Le bruit des pas dans cet escalier à la lumière florentine. Le vent léger dans les franges des parasols affadis qui poignardent la terre stérile. Le crissement. La trace de ce pneu, témoin immobile, bavarde. Elle marque il punto fermo. La fin. Elle dit les amours défuntes, les passions tueuses, les nuits fauves. Elle dit les pleurs de tendresse, les amants et les petites morts. Elle dit la plaie de l’extase. Elle dit la perte. L’ignorer, ce serait oublier que l’Italie c’est aussi la tragédie.

Émilie Flory
Paris, mai 2025

1. Le titre est un vers de Pier Paolo Pasolini extrait du poème Sonnet #89, 1971-1973 in Sonnets, Poésie Gallimard, 2003. Publication posthume, traduit de l’italien par René de Ceccatty.

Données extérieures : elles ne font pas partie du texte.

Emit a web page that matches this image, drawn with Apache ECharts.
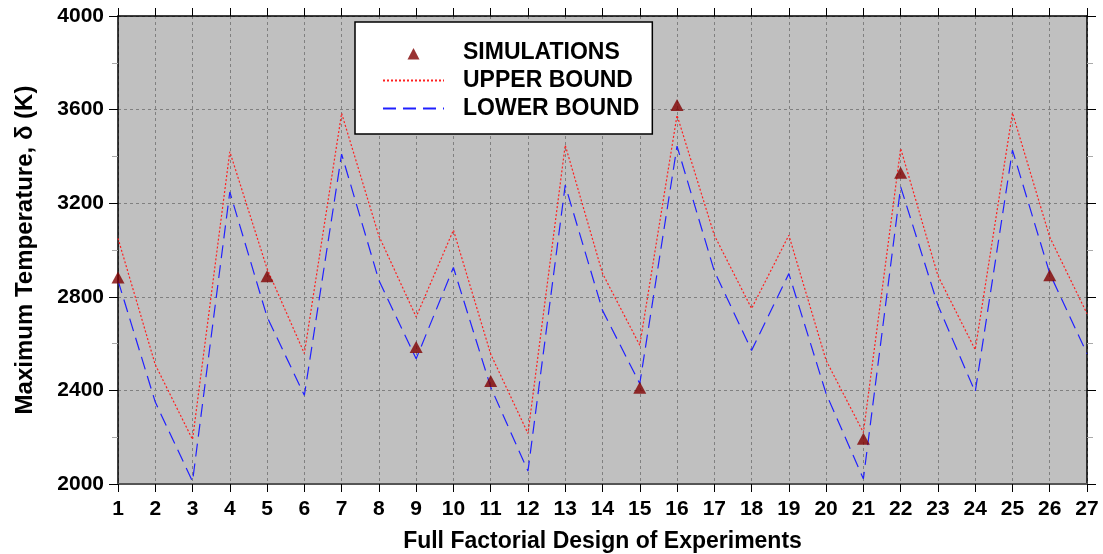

2. John Coltrane, A Love Supreme, 1965, Impulse!.
3. Vers d’Alain Bashung, Édith Fambuena, Jean-Marie Fauque, Jean-Louis Pierot de la chanson La nuit je mens sur l’album d’Alain Bashung Fantaisie militaire, 1998, Barclay/Polygram.

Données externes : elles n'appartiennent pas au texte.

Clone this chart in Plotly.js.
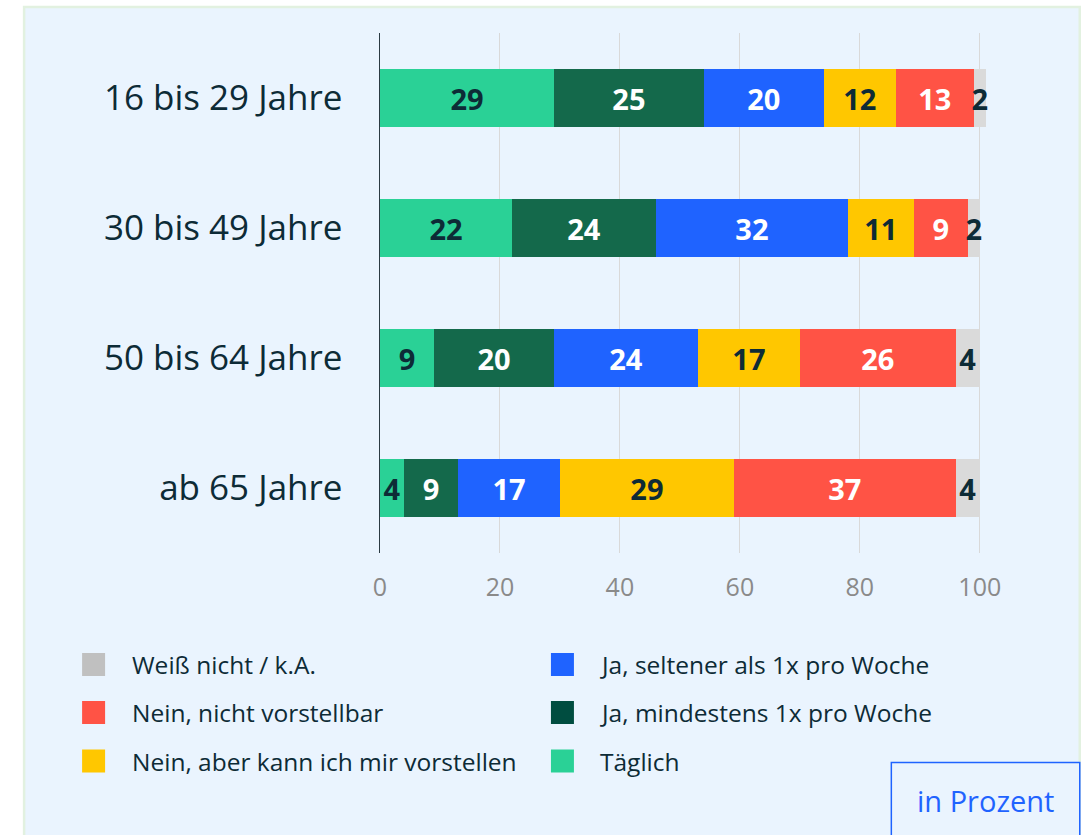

4. Pier Paolo Pasolini, Je suis vivant, 1945-1947 (extrait). Publié par les éditions Nous Now, 2011. Traduit de l’italien par Olivier Apert et Ivan Messac.
5. Tendre familiarité lorsque je nomme Guillaume Apollinaire. Extrait des textes posthumes : Le flâneur des deux rives, 1919. Réédité aux Éditions de l’éclat, 2018.
6. Référence aux œuvres de l’artiste Cartography, 2013-2023 et Palimpsestes topologiques, 2014-2018
7. Référence aux œuvres de l’artiste Writing performance , 2019-2025 et “Io so…“_Omaggio a “Il romanzo delle stragi” di Pier Paolo Pasolini, 2019-2025 et l’ensemble des dessins réalisés depuis 2020.
8.  Joan Didion et Jack Kerouac, auteurs étatsuniens, symbolisent pour moi la route, la liberté et les chroniques littéraires.
9. Pier Paolo Pasolini, La longue route de sable,1959 et Pétrole (texte inachevé, publication posthume en 1992).
10. Chantal Vey a débuté le travail autour de Pasolini en 2014.
11. Référence à la vidéo de l’artiste La Pineta di Cecina, 2016.